Short problem =>
Your answer should be a single number: the count of lines holding the word "that".

──────── Record list ────────

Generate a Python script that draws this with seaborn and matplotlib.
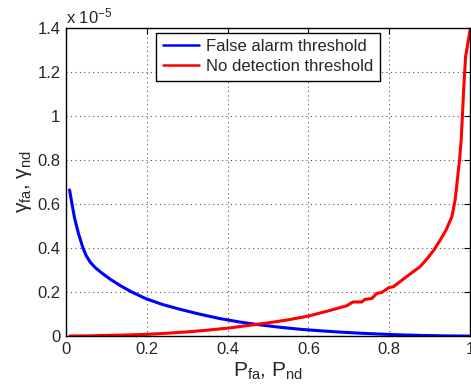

────────
──────── Record list ────────

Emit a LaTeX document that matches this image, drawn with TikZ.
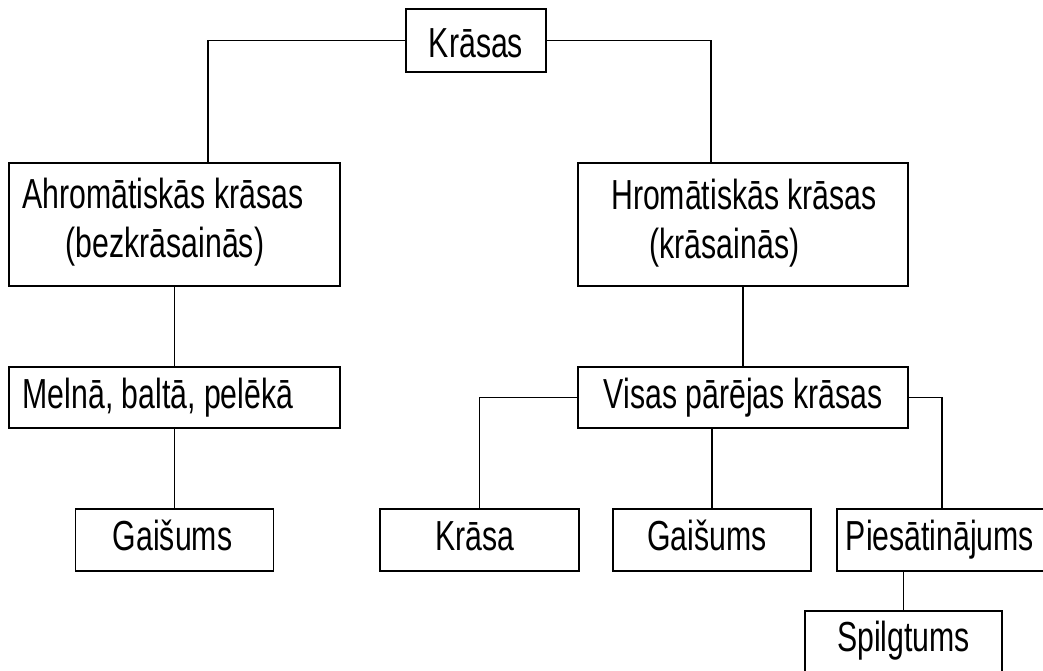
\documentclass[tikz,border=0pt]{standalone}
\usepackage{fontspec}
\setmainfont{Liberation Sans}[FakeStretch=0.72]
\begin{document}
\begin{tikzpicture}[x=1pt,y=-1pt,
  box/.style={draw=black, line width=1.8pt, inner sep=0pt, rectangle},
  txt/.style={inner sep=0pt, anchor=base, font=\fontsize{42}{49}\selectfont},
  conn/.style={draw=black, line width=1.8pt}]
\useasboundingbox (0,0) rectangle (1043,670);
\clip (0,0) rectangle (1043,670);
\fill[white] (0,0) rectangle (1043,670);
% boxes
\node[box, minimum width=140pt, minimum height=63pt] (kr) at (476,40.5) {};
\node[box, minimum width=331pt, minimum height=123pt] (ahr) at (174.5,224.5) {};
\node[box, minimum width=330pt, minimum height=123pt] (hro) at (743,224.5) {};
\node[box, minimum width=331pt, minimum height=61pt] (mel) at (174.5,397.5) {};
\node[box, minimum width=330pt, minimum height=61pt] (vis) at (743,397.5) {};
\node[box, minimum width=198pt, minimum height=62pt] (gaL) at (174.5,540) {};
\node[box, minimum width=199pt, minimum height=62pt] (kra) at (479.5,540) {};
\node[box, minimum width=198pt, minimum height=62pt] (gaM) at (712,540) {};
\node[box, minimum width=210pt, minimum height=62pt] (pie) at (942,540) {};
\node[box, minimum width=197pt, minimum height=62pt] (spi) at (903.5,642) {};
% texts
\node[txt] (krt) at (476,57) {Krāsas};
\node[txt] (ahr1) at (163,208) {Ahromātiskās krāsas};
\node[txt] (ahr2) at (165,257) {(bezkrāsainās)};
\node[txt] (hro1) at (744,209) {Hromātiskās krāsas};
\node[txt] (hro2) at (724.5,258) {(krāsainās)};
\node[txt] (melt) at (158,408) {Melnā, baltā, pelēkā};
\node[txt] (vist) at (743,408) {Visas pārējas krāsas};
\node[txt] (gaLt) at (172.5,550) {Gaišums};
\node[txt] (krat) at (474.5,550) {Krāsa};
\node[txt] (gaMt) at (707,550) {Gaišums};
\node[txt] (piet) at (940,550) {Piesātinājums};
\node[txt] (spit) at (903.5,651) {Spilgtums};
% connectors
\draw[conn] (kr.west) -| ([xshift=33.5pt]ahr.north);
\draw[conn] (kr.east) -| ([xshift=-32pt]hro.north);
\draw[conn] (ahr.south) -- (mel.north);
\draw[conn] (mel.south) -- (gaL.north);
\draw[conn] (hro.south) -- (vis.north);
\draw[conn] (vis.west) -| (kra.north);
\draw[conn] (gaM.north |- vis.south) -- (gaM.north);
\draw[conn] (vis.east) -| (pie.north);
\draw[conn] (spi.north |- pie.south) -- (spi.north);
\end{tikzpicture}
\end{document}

────────

Full solution =>
2